Bessbrook is considered internationally significant as one of the earliest planned mill villages, begun in the 1840s, and its carefully planned development — including the uniform terraces at Charlemont Square and College Square — is considered to have influenced the later English model villages of Saltaire (1852), Port Sunlight (1888) and Bourneville (developed by the Cadbury family from 1895), which in turn directly influenced town and country planning all over the world.
History of No. 26
No. 26 Charlemont Square West was constructed around 1862. The Annual Revisions record that it was initially let by the Bessbrook Spinning Company to a Mr William Donaldson and valued at £5 and 10 shillings. The occupants changed with frequency over the following decades, though the valuation remained unaltered until the 1950s. By 1911, according to the Census of Ireland, the house was occupied by Thomas Lawson, a general labourer whose family were employed at Richardson's factory. The census building return described it as a second-class dwelling consisting of five rooms. The Lawson family continued to occupy No. 26 until 1961, when it passed to a Mr Albert Hazlett.
During the 20th century Bessbrook Mill continued to expand, gaining the Bessbrook Spinning Company international recognition. During the Second World War the mill workers were tasked with supplying cloth for uniforms. The Bessbrook Spinning Company retained ownership of housing in Bessbrook until the 1960s, when the dwellings along Charlemont Square began to be sold to private individuals. The majority of the houses along the square were purchased by C. R. Morrow, a local car and farm machinery dealer, around 1970. The post-war downturn in the local textile market foreshadowed the closure of the mill in 1972, after which the building was occupied by the British Army. No. 26 was purchased outright by C. R. Morrow in 1970 and its value was increased to £7 and 10 shillings under the Second General Revaluation of Property in Northern Ireland.
The building was listed in 1981 and included in the Bessbrook Conservation Area, designated in 1983 in recognition of Bessbrook's historical significance as a planned mill village. Around 1980 the house underwent extensive renovation, including reslating of its roof, repointing of its stonework and the addition of cast iron rainwater goods. A two-storey rear return was added around 1988, and the current sliding sash window frames were installed in 1999. At the time of the most recent survey, the building continued to be used as a private dwelling and retained its original Victorian character despite the modern rear extension.
Exterior Description
The building is of L-plan form, facing northeast, with a large two-storey rear return added around 1988. The walling is generally random-coursed, rock-faced local Newry Granodiorite with painted red brick dressings.
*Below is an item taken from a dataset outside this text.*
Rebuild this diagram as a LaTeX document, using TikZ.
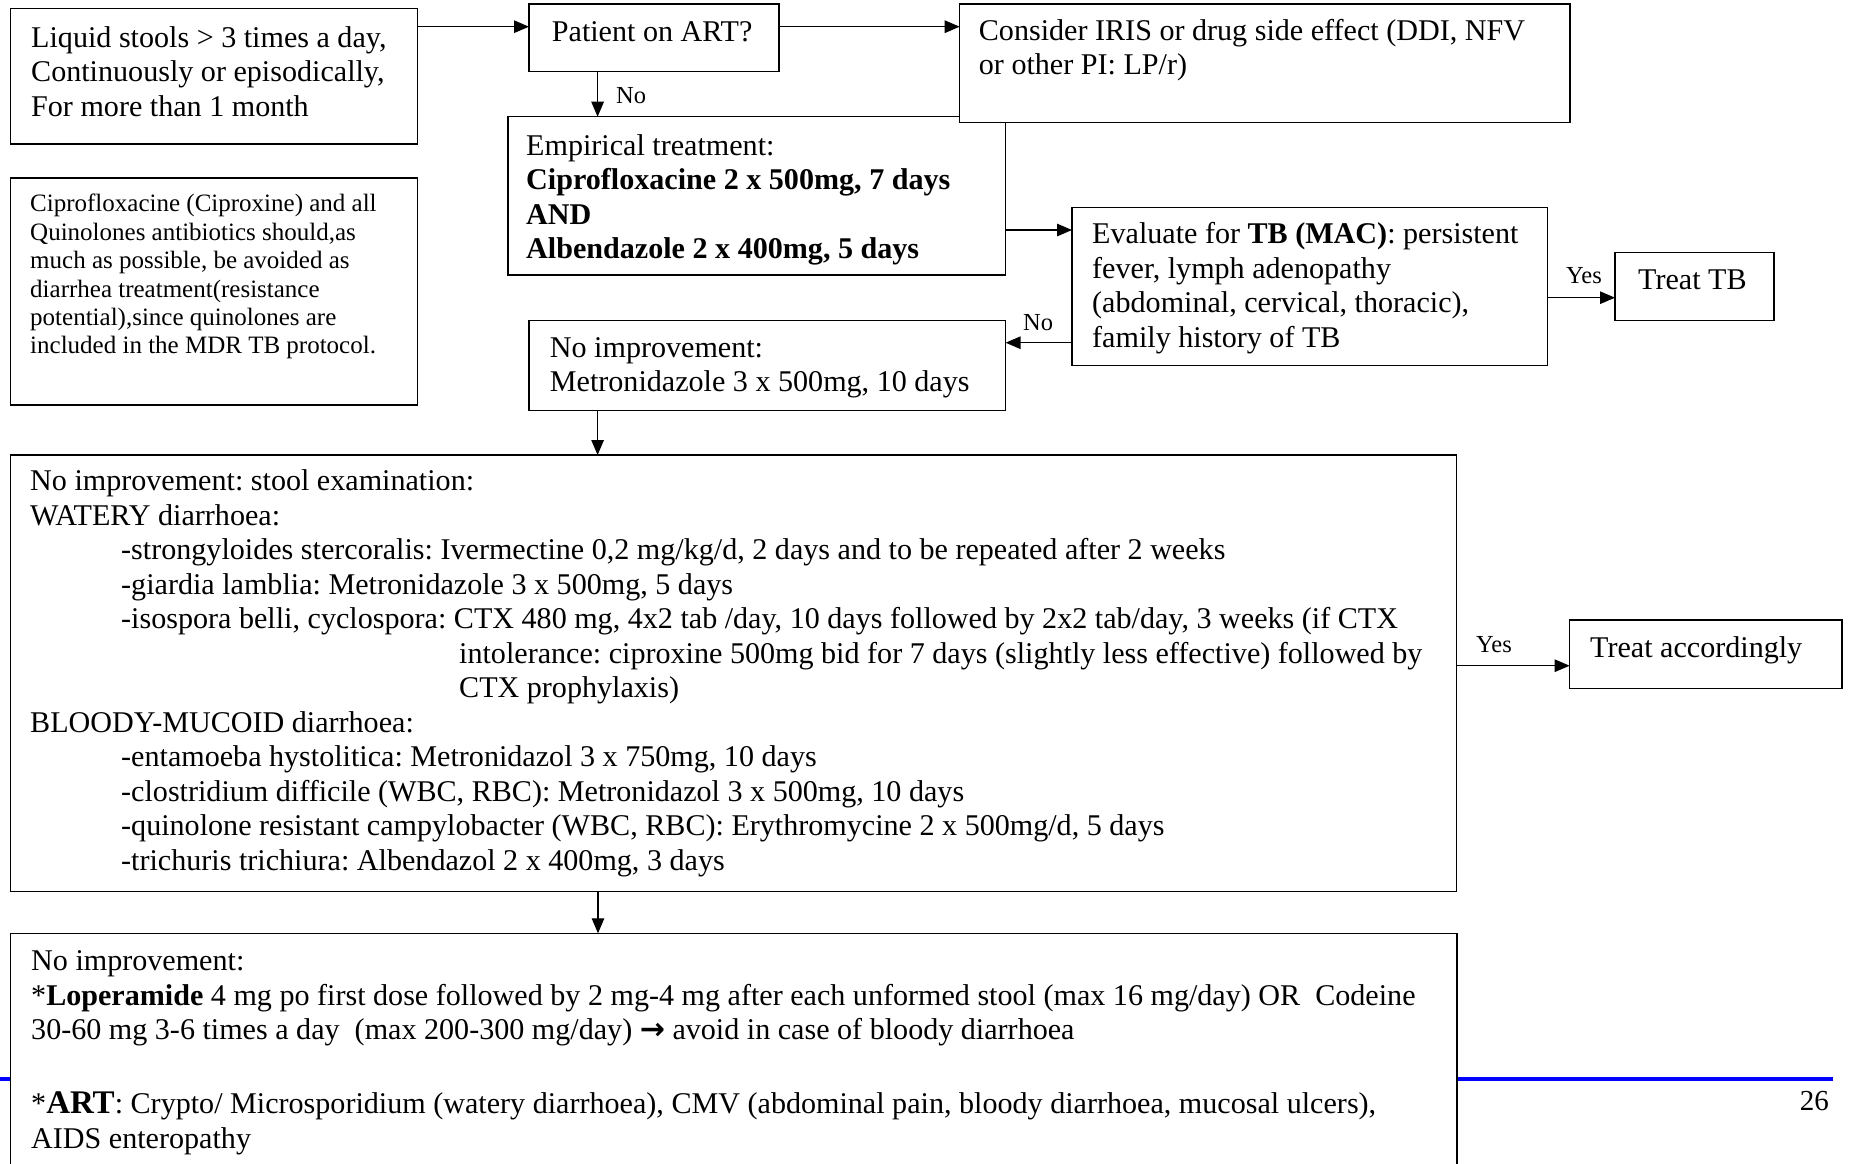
\documentclass[tikz,border=0pt]{standalone}
\usepackage{fontspec}
\setmainfont{Liberation Serif}
\newfontfamily\arrowfont{DejaVu Sans}
\usetikzlibrary{arrows.meta,calc}
\definecolor{slideblue}{RGB}{0,0,255}
\begin{document}
\frenchspacing
\begin{tikzpicture}[x=1pt,y=-1pt,
  box/.style={draw=black, line width=1.4pt, fill=white, inner sep=0pt, outer sep=0pt, anchor=north west},
  txt/.style={anchor=north west, inner sep=0pt, align=left, font=\fontsize{30.1}{34.5}\selectfont\frenchspacing},
  smalltxt/.style={anchor=north west, inner sep=0pt, align=left, font=\fontsize{25}{28.4}\selectfont\frenchspacing},
  lbl/.style={anchor=base west, inner sep=0pt, font=\fontsize{24.5}{28}\selectfont},
  arr/.style={line width=1.3pt, -{Triangle[length=15pt,width=12.5pt]}},
  ln/.style={line width=1.3pt}]
\useasboundingbox (0,0) rectangle (1849,1163);
\clip (0,0) rectangle (1849,1163);
\newcommand{\tstrut}{\rule{0pt}{25pt}}
\newcommand{\sstrut}{\rule{0pt}{21pt}}

% boxes
\node[box, minimum width=407.5pt, minimum height=135.7pt] (A) at (10.2,8.3) {};
\node[box, minimum width=250pt, minimum height=67.7pt] (B) at (529,4) {};
\node[box, minimum width=497.6pt, minimum height=158.3pt] (D) at (508,116.7) {};
\node[box, minimum width=610.3pt, minimum height=118.7pt] (C) at (959.7,4) {};
\node[box, minimum width=407.5pt, minimum height=227pt] (E) at (10.2,178) {};
\node[box, minimum width=475.5pt, minimum height=158.4pt] (F) at (1072,207.3) {};
\node[box, minimum width=159pt, minimum height=68.4pt] (G) at (1615,252.3) {};
\node[box, minimum width=476.6pt, minimum height=90pt] (H) at (529,320.7) {};
\node[box, minimum width=1446.3pt, minimum height=436.7pt] (I) at (10.2,455) {};
\node[box, minimum width=272.4pt, minimum height=68.3pt] (J) at (1569.6,620) {};

% slide rule and page number
\coordinate (bl0) at (0,1079);
\coordinate (bl1) at (1833,1079);
\draw[slideblue, line width=3.6pt] (bl0) -- (bl1);
\node[anchor=base east, inner sep=0pt, font=\fontsize{29}{34}\selectfont] (pg) at (1829,1110.7) {26};

\node[box, minimum width=1446.5pt, minimum height=300pt] (K) at (10.5,933.3) {};

% texts
\node[txt] (At) at (31,22) {\tstrut Liquid stools > 3 times a day,\\Continuously or episodically,\\For more than 1 month};
\node[txt] (Bt) at (551.7,16.7) {\tstrut Patient on ART?};
\node[txt] (Ct) at (978.7,15) {\tstrut Consider IRIS or drug side effect (DDI, NFV\\or other PI: LP/r)};
\node[txt] (Dt) at (526,130) {\tstrut Empirical treatment:\\\textbf{Ciprofloxacine 2 x 500mg, 7 days}\\\textbf{AND}\\\textbf{Albendazole 2 x 400mg, 5 days}};
\node[smalltxt] (Et) at (30,190.7) {\sstrut Ciprofloxacine (Ciproxine) and all\\Quinolones antibiotics should,as\\much as possible, be avoided as\\diarrhea treatment(resistance\\potential),since quinolones are\\included in the MDR TB protocol.};
\node[txt] (Ft) at (1092,218.3) {\tstrut Evaluate for \textbf{TB (MAC)}: persistent\\fever, lymph adenopathy\\(abdominal, cervical, thoracic),\\family history of TB};
\node[txt] (Gt) at (1638,264) {\tstrut Treat TB};
\node[txt] (Ht) at (549.7,332) {\tstrut No improvement:\\Metronidazole 3 x 500mg, 10 days};
\node[txt] (It) at (30,465.5) {\tstrut No improvement: stool examination:\\
WATERY diarrhoea:\\
\hspace*{91pt}-strongyloides stercoralis: Ivermectine 0,2 mg/kg/d, 2 days and to be repeated after 2 weeks\\
\hspace*{91pt}-giardia lamblia: Metronidazole 3 x 500mg, 5 days\\
\hspace*{91pt}-isospora belli, cyclospora: CTX 480 mg, 4x2 tab /day, 10 days followed by 2x2 tab/day, 3 weeks (if CTX\\
\hspace*{429pt}intolerance: ciproxine 500mg bid for 7 days (slightly less effective) followed by\\
\hspace*{429pt}CTX prophylaxis)\\
BLOODY-MUCOID diarrhoea:\\
\hspace*{91pt}-entamoeba hystolitica: Metronidazol 3 x 750mg, 10 days\\
\hspace*{91pt}-clostridium difficile (WBC, RBC): Metronidazol 3 x 500mg, 10 days\\
\hspace*{91pt}-quinolone resistant campylobacter (WBC, RBC): Erythromycine 2 x 500mg/d, 5 days\\
\hspace*{91pt}-trichuris trichiura: Albendazol 2 x 400mg, 3 days};
\node[txt] (Jt) at (1590,632) {\tstrut Treat accordingly};
\node[txt] (Kt) at (31,945.5) {\tstrut No improvement:\\
*\textbf{Loperamide} 4 mg po first dose followed by 2 mg-4 mg after each unformed stool (max 16 mg/day) OR\ \ Codeine\\
30-60 mg 3-6 times a day\ \ (max 200-300 mg/day) {\arrowfont\bfseries →} avoid in case of bloody diarrhoea\\[39.5pt]
*{\fontsize{33}{34.5}\selectfont\textbf{ART}}: Crypto/ Microsporidium (watery diarrhoea), CMV (abdominal pain, bloody diarrhoea, mucosal ulcers),\\
AIDS enteropathy};

% connectors
\draw[arr] ([yshift=-18.4pt]A.north east) coordinate (ab) -- (ab -| B.west);
\draw[arr] ([yshift=-22.7pt]B.north east) coordinate (bc) -- (bc -| C.west);
\draw[arr] ([xshift=68.6pt]B.south west) coordinate (bd) -- (bd |- D.north);
\node[lbl] (no1) at (616,103.5) {No};
\draw[arr] ([yshift=-113.3pt]D.north east) coordinate (df) -- (df -| F.west);
\draw[arr] ([yshift=-135.4pt]F.north west) coordinate (fh) -- (fh -| H.east);
\node[lbl] (no2) at (1023,330) {No};
\draw[arr] ([yshift=-90.4pt]F.north east) coordinate (fg) -- (fg -| G.west);
\node[lbl] (yes1) at (1566,283.5) {Yes};
\draw[arr] ([xshift=68.6pt]H.south west) coordinate (hi) -- (hi |- I.north);
\draw[arr] ([yshift=-210.7pt]I.north east) coordinate (ij) -- (ij -| J.west);
\node[lbl] (yes2) at (1476,652) {Yes};
\draw[arr] ([xshift=587.8pt]I.south west) coordinate (ik) -- (ik |- K.north);
\end{tikzpicture}
\end{document}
Window and door openings have painted stone cills and stepped red brick surrounds to gauged-brick cambered heads. The roof is pitched and finished in fibre cement tiles with angled black clay ridge tiles. There is a rectangular-section red brick chimney to the northwest, now rendered, with two buff clay pots. The eaves are flush with a red brick corbel course. Rainwater goods to the front northeast elevation are metal; those to the rear southwest are uPVC, with half-round guttering discharging to circular-section downpipes.
Principal (Northeast) Elevation
The front elevation is near-symmetrical and sits flush with the main terrace of houses to the southeast. A modest paved front yard is enclosed by a concrete dwarf wall topped by plain hooped painted metal railings, with a similar foot gate hung on slim posts to the southeast. A concrete path leads from the gate to a sheeted painted timber door positioned to the southeast of the façade, with brass furniture and a square-headed fanlight above. There is one window to the northwest side of the door at ground-floor level, and two windows at first-floor level aligned with the ground-floor openings. All windows are double-hung sliding timber sash windows with window horns. Painted red brick quoins mark the northern corner of the elevation.
Northwest Elevation
The northwest elevation has a generally smooth cement-rendered finish, with a mid-ridge chimney to the centre. Hooped painted metal railings enclose the front yard at the northeast end, and random-coursed rock-faced boundary walling encloses the rear yard at the southwest.
Southwest (Rear) Elevation
The rear elevation faces southwest. A single-bay, two-storey pitched-roof rear return projects to the southeast into an L-shaped rear yard. This return has a single two-part top-opening casement window at first-floor level and a similar window at ground-floor level facing southwest. On the northwest side of the rear return there is a single two-part casement window at first-floor level, above a painted timber door with a side window at ground-floor level. The main rear elevation has single top-opening timber casement windows at both first-floor and ground-floor levels facing southwest. A sheeted painted timber door in the random-coursed rock-faced boundary wall gives access from the rear service route to a narrow yard, which reduces to a single bay at its northwest extent. The yard boundary walling has a smooth cement-rendered inner face. The main rear elevation is generally smooth cement rendered with uPVC top- or side-opening casement windows and concrete cills. The rear return has fibre cement roof tiles, a painted timber fascia and soffit, and uPVC rainwater goods.
Southeast Elevation
To the southeast, the building is attached to No. 25 Charlemont Square West.
Setting
No. 26 forms part of Charlemont Square West, itself part of a planned arrangement of sixty-six mill workers' dwellings and shops forming a formal square with east, north and west terraces arranged around a central green. Each house is set back from the perimeter public road and footpath, with a modest front yard typically enclosed by dwarf walling topped by hooped metal railings. The east and west terraces are stepped in groups of two dwellings, following the subtle relief of the site. Each dwelling generally has a larger rear yard enclosed by random-coursed rubble stone walling with a square-headed doorway opening onto a wide rear access route. Rear façades are much altered with various extensions of different shapes and sizes. Front façades are nearly uniform along the east and west terraces, with five larger buildings to the southeast of Charlemont Square East and one to the southeast of Charlemont Square West having traditional shop fronts at ground-floor level with dwellings above. The northern terrace is the shortest, being only eight houses in width, though these buildings are distinctly larger two-and-a-half-storey paired structures. The central area of the square is now laid to lawn and enclosed by hooped galvanised metal railings with some established trees at its boundary. A children's playground is located to the southeast and includes a monument to the installation of electric lighting in 1911. Bessbrook's War Memorial is centrally located to the southeast of the playground.